With the bombing of Italy's consulate in the heart of the Egyptian capital, the Islamic State jihadist group has stepped up its deadly campaign against the regime by striking Cairo's Western allies.
A car bomb struck the consulate on Saturday, killing a civilian and wounding nine people in the first attack on a foreign mission in Egypt since jihadists launched an insurgency against the country's security forces two years ago following a crackdown on Islamists.
The Islamic State claimed the car bomb attack, following calls by the group's spokesperson Abu Mohamed al-Adnani urging strikes on Western targets wherever possible.
"I don't think it was about Italy specifically, I think it was about a Western country," said HA Hellyer, an Arab affairs expert at the Washington-based Brookings Institution.
The bombing was a clear warning to Cairo, he said.
"This way terrorists get to say they are able to get the government in the centre of Cairo, close to a metro station, underneath a major highway bridge, at a foreign institution, but at the same time, without inflicting (huge) casualties -- this time."
The consulate's location in downtown Cairo made it a target, said a Western diplomat on condition of anonymity.
The mission is housed in an historic building between Ramses train station and Tahrir Square, amid a maze of streets filled with people, vehicles and vendors.
"Security there around is kind of difficult to keep if you compare it to security measures at the UK or the American embassy," situated in Cairo's upscale Garden City suburb, the diplomat said.

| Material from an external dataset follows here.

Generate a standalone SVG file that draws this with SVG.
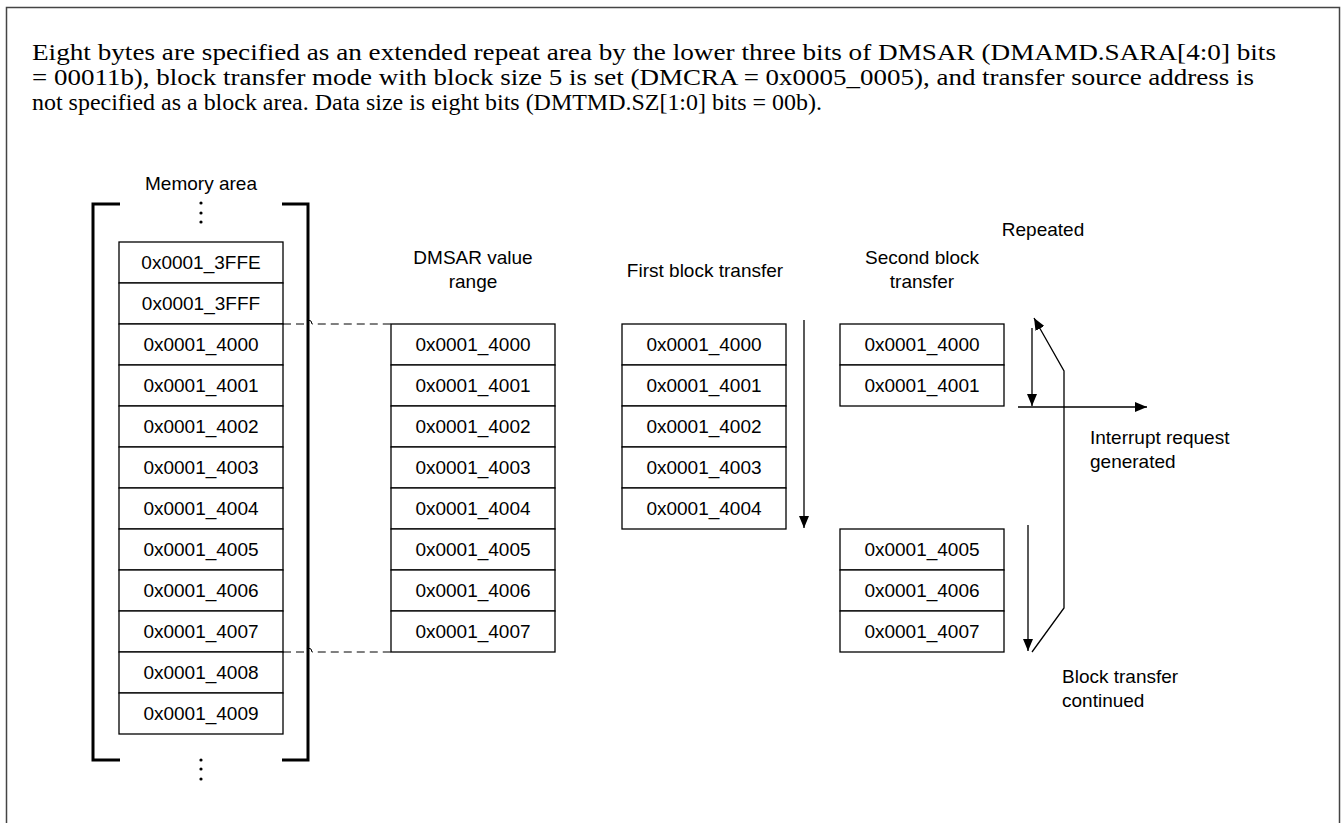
<svg xmlns="http://www.w3.org/2000/svg" width="1341" height="823" viewBox="0 0 1341 823">
<style>
.box{fill:#fff;stroke:#000;stroke-width:1.3}
.t{font-family:"Liberation Sans",Arial,sans-serif;font-size:19px;fill:#000;text-anchor:middle}
.lbl{font-family:"Liberation Sans",Arial,sans-serif;font-size:19px;fill:#000}
.para{font-family:"Liberation Serif","Times New Roman",serif;font-size:23px;fill:#000}
.ln{fill:none;stroke:#000;stroke-width:1.3}
.dash{fill:none;stroke:#000;stroke-width:1;stroke-dasharray:8 5}
.br{fill:none;stroke:#000;stroke-width:3}
</style>
<defs>
<marker id="ah" viewBox="0 0 12 10" refX="12" refY="5" markerWidth="12" markerHeight="10" markerUnits="userSpaceOnUse" orient="auto">
<path d="M0,0 L12,5 L0,10 Z" fill="#000"/>
</marker>
</defs>
<rect x="6.5" y="7.5" width="1333" height="830" fill="#fff" stroke="#444" stroke-width="1.5"/>
<g id="description">
<text class="para" x="32" y="60" textLength="1244" lengthAdjust="spacingAndGlyphs">Eight bytes are specified as an extended repeat area by the lower three bits of DMSAR (DMAMD.SARA[4:0] bits</text>
<text class="para" x="32" y="85" textLength="1222" lengthAdjust="spacingAndGlyphs">= 00011b), block transfer mode with block size 5 is set (DMCRA = 0x0005_0005), and transfer source address is</text>
<text class="para" x="32" y="110" textLength="790" lengthAdjust="spacingAndGlyphs">not specified as a block area. Data size is eight bits (DMTMD.SZ[1:0] bits = 00b).</text>
</g>
<g id="memory-area">
<text class="lbl" x="201" y="190" text-anchor="middle">Memory area</text>
<path class="br" d="M120,204 H93 V760 H120 M282,204 H308 V760 H282"/>
<g fill="#000"><circle cx="201" cy="203" r="1.6"/><circle cx="201" cy="213" r="1.6"/><circle cx="201" cy="222" r="1.6"/>
<circle cx="201" cy="760" r="1.6"/><circle cx="201" cy="769" r="1.6"/><circle cx="201" cy="779" r="1.6"/></g>
<rect class="box" x="119" y="242" width="164" height="41"/><text class="t" x="201" y="269">0x0001_3FFE</text>
<rect class="box" x="119" y="283" width="164" height="41"/><text class="t" x="201" y="310">0x0001_3FFF</text>
<rect class="box" x="119" y="324" width="164" height="41"/><text class="t" x="201" y="351">0x0001_4000</text>
<rect class="box" x="119" y="365" width="164" height="41"/><text class="t" x="201" y="392">0x0001_4001</text>
<rect class="box" x="119" y="406" width="164" height="41"/><text class="t" x="201" y="433">0x0001_4002</text>
<rect class="box" x="119" y="447" width="164" height="41"/><text class="t" x="201" y="474">0x0001_4003</text>
<rect class="box" x="119" y="488" width="164" height="41"/><text class="t" x="201" y="515">0x0001_4004</text>
<rect class="box" x="119" y="529" width="164" height="41"/><text class="t" x="201" y="556">0x0001_4005</text>
<rect class="box" x="119" y="570" width="164" height="41"/><text class="t" x="201" y="597">0x0001_4006</text>
<rect class="box" x="119" y="611" width="164" height="41"/><text class="t" x="201" y="638">0x0001_4007</text>
<rect class="box" x="119" y="652" width="164" height="41"/><text class="t" x="201" y="679">0x0001_4008</text>
<rect class="box" x="119" y="693" width="164" height="41"/><text class="t" x="201" y="720">0x0001_4009</text>
</g>
<g id="dmsar-range">
<text class="lbl" x="473" y="264" text-anchor="middle">DMSAR value</text>
<text class="lbl" x="473" y="288" text-anchor="middle">range</text>
<rect class="box" x="391" y="324" width="164" height="41"/><text class="t" x="473" y="351">0x0001_4000</text>
<rect class="box" x="391" y="365" width="164" height="41"/><text class="t" x="473" y="392">0x0001_4001</text>
<rect class="box" x="391" y="406" width="164" height="41"/><text class="t" x="473" y="433">0x0001_4002</text>
<rect class="box" x="391" y="447" width="164" height="41"/><text class="t" x="473" y="474">0x0001_4003</text>
<rect class="box" x="391" y="488" width="164" height="41"/><text class="t" x="473" y="515">0x0001_4004</text>
<rect class="box" x="391" y="529" width="164" height="41"/><text class="t" x="473" y="556">0x0001_4005</text>
<rect class="box" x="391" y="570" width="164" height="41"/><text class="t" x="473" y="597">0x0001_4006</text>
<rect class="box" x="391" y="611" width="164" height="41"/><text class="t" x="473" y="638">0x0001_4007</text>
</g>
<g id="first-block">
<text class="lbl" x="705" y="277" text-anchor="middle">First block transfer</text>
<rect class="box" x="622" y="324" width="164" height="41"/><text class="t" x="704" y="351">0x0001_4000</text>
<rect class="box" x="622" y="365" width="164" height="41"/><text class="t" x="704" y="392">0x0001_4001</text>
<rect class="box" x="622" y="406" width="164" height="41"/><text class="t" x="704" y="433">0x0001_4002</text>
<rect class="box" x="622" y="447" width="164" height="41"/><text class="t" x="704" y="474">0x0001_4003</text>
<rect class="box" x="622" y="488" width="164" height="41"/><text class="t" x="704" y="515">0x0001_4004</text>
</g>
<g id="second-block">
<text class="lbl" x="922" y="264" text-anchor="middle">Second block</text>
<text class="lbl" x="922" y="288" text-anchor="middle">transfer</text>
<rect class="box" x="840" y="324" width="164" height="41"/><text class="t" x="922" y="351">0x0001_4000</text>
<rect class="box" x="840" y="365" width="164" height="41"/><text class="t" x="922" y="392">0x0001_4001</text>
<rect class="box" x="840" y="529" width="164" height="41"/><text class="t" x="922" y="556">0x0001_4005</text>
<rect class="box" x="840" y="570" width="164" height="41"/><text class="t" x="922" y="597">0x0001_4006</text>
<rect class="box" x="840" y="611" width="164" height="41"/><text class="t" x="922" y="638">0x0001_4007</text>
</g>
<g id="labels">
<text class="lbl" x="1043" y="236" text-anchor="middle">Repeated</text>
<text class="lbl" x="1090" y="444">Interrupt request</text>
<text class="lbl" x="1090" y="468">generated</text>
<text class="lbl" x="1062" y="683">Block transfer</text>
<text class="lbl" x="1062" y="707">continued</text>
</g>
<g id="connectors">
<path class="dash" d="M283,324 H304 A4,4 0 0 1 312,324 H391"/>
<path class="dash" d="M283,652 H304 A4,4 0 0 1 312,652 H391"/>
<path class="ln" d="M804,320 V528" marker-end="url(#ah)"/>
<path class="ln" d="M1032,328 V406" marker-end="url(#ah)"/>
<path class="ln" d="M1018,407 H1147" marker-end="url(#ah)"/>
<path class="ln" d="M1028,525 V651" marker-end="url(#ah)"/>
<path class="ln" d="M1032,652 L1064,608 V371 L1034,318" marker-end="url(#ah)"/>
</g>
</svg>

"So it was an easy target in a way."
Growing reach of IS
Italian Prime Minister Matteo Renzi told La Repubblica newspaper that the attack "can have random aspects, to show the logistical ability to hit a Western nation".
He said Egyptian President Abdel Fattah al-Sisi was the only one who can "save" Egypt.
"This is my personal position and I am proud of my friendship with him and I will support him in the direction of peace because the Mediterranean without Egypt will be absolutely a place without peace," Renzi told Al-Jazeera television.
Italy and Egypt have shared close political and economic ties for years, with Sisi visiting Rome shortly after winning a presidential election last year.
Egypt has been rocked by violence since then army chief Sisi overthrew Islamist president Mohamed Morsi in July 2013.
In an ensuing government crackdown, hundreds have been killed and thousands imprisoned, mostly supporters of Morsi.
Jihadists say their attacks are in retaliation for the crackdown.
Saturday's bombing shows the growing reach of IS jihadists in staging attacks in mainland Egypt and not just in North Sinai where militants have killed scores of policemen and troops.
Attacks in Sinai are claimed by IS's Egyptian affiliate "Sinai Province," but Saturday's attack was claimed by a group calling itself "IS in Egypt".
"This is the first attempt to establish a new IS affiliate in mainland Egypt," said Michael Wahid Hanna, an Egypt expert with the New York-based Century Foundation think-tank.
"This attack indicates the ambition and reach of IS. It's a significant development... We can't assume how sustainable the expansion is, but it's an attempt to expand."
'Terrorist cells dismantled'
Police officials have previously said that jihadists have struggled to establish a firm foothold in Cairo or in the Nile Delta, with local residents often tipping off security forces.
In May, six alleged members of IS who were convicted of killing soldiers were executed, including some who had been arrested in a raid north of Cairo last year.
"Every day we are dismantling terrorist cells, preventing attacks, and security forces are being deployed to protect installations," said a top police officer at the interior ministry.
"Perhaps the Italian consulate was attacked because of Italy's support to Egypt."
Jihadists are giving a clear message that "Egypt is unstable", said Mohamed al-Zayat of the Cairo-based Regional Centre for Strategic Research.
"And if you strike a foreign installation, it will echo abroad in a much bigger way than if you hit an Egyptian installation."